We can omit the argument in the call if that argument is an Optional Argument Every Optional Argument has its own default value It will take default value if we do not supply the value A default value of a Optional Argument must be a

1. Constant expression.
2. Must be a value type such as enum or struct.
3. Must be an expression of the form default(valueType)

It must be set at the end of parameter list

Method parameters with default values:

public void ExampleMethod(int required, string optValue = "test", int optNum = 42)
{
    //...
}

As said by MSDN, A named argument ,

Enables you to pass the argument to the function by associating the parameter’s name No needs for remembering the parameters position that we are not aware of always. No need to look the order of the parameters in the parameters list of called function. We can specify parameter for each arguments by its name.

Named arguments:

// required = 3, optValue = "test", optNum = 4
ExampleMethod(3, optNum: 4);
// required = 2, optValue = "foo", optNum = 42
ExampleMethod(2, optValue: "foo");
// required = 6, optValue = "bar", optNum = 1
ExampleMethod(optNum: 1, optValue: "bar", required: 6);

Limitation of using a Named Argument

Named argument specification must appear after all fixed arguments have been specified.

If you use a named argument before a fixed argument you will get a compile time error as follows.

Named argument specification must appear after all fixed arguments have been specified

Generic interfaces and delegates can have their type parameters marked as covariant or contravariant using the out and in keywords respectively. These declarations are then respected for type conversions, both implicit and explicit, and both compile time and run time.

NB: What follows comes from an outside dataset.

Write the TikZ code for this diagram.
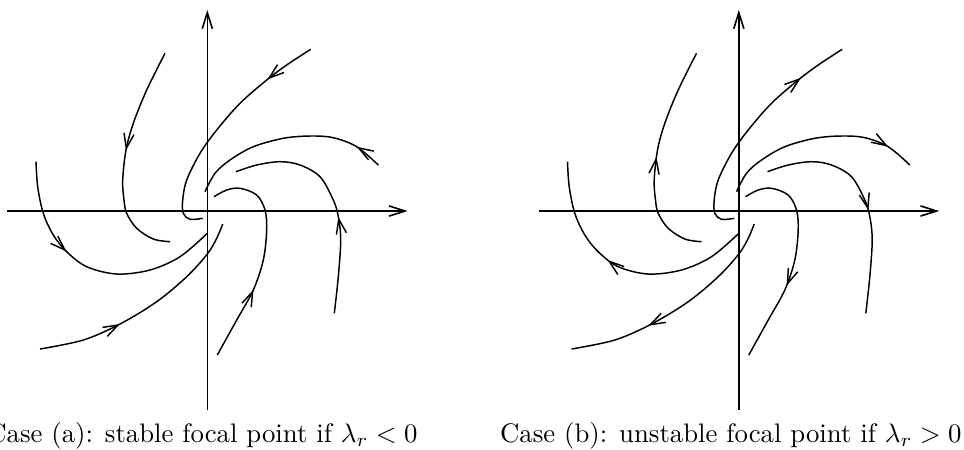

For example, the existing interface IEnumerable<T> has been redefined as being covariant:

interface IEnumerable<out T>
{
    IEnumerator<T> GetEnumerator();
}

The existing interface IComparer has been redefined as being contravariant:

public interface IComparer<in T>
{
    int Compare(T x, T y);
}

The ref keyword for callers of methods is now optional when calling into methods supplied by COM interfaces. Given a COM method with the signature

void Increment(ref int x);

the invocation can now be written as either

Increment(0); // no need for "ref" or a place holder variable any more

A new pseudo-type dynamic is introduced into the C# type system. It is treated as System.Object, but in addition, any member access (method call, field, property, or indexer access, or a delegate invocation) or application of an operator on a value of such type is permitted without any type checking, and its resolution is postponed until run-time. This is known as duck typing or late binding. For example:

// Returns the value of Length property or field of any object
int GetLength(dynamic obj)
{
    return obj.Length;
}
  
GetLength("Hello, world");        // a string has a Length property,
GetLength(new int[] { 1, 2, 3 }); // and so does an array,
GetLength(42);                    // but not an integer - an exception will be thrown
                                  // in GetLength method at run-time

In this case, dynamic type is used to avoid more verbose Reflection. It still uses Reflection under the hood, but it's usually faster thanks to caching.

This feature is primarily targeted at interoperability with dynamic languages.

// Initialize the engine and execute a file
var runtime = ScriptRuntime.CreateFromConfiguration();
dynamic globals = runtime.Globals;
runtime.ExecuteFile("Calc.rb");

// Use Calc type from Ruby
dynamic calc = globals.Calc.@new();
calc.valueA = 1337;
calc.valueB = 666;
dynamic answer = calc.Calculate();

Dynamic type has applications even in mostly statically typed code, for example it makes double dispatch posible without implementing Visitor pattern.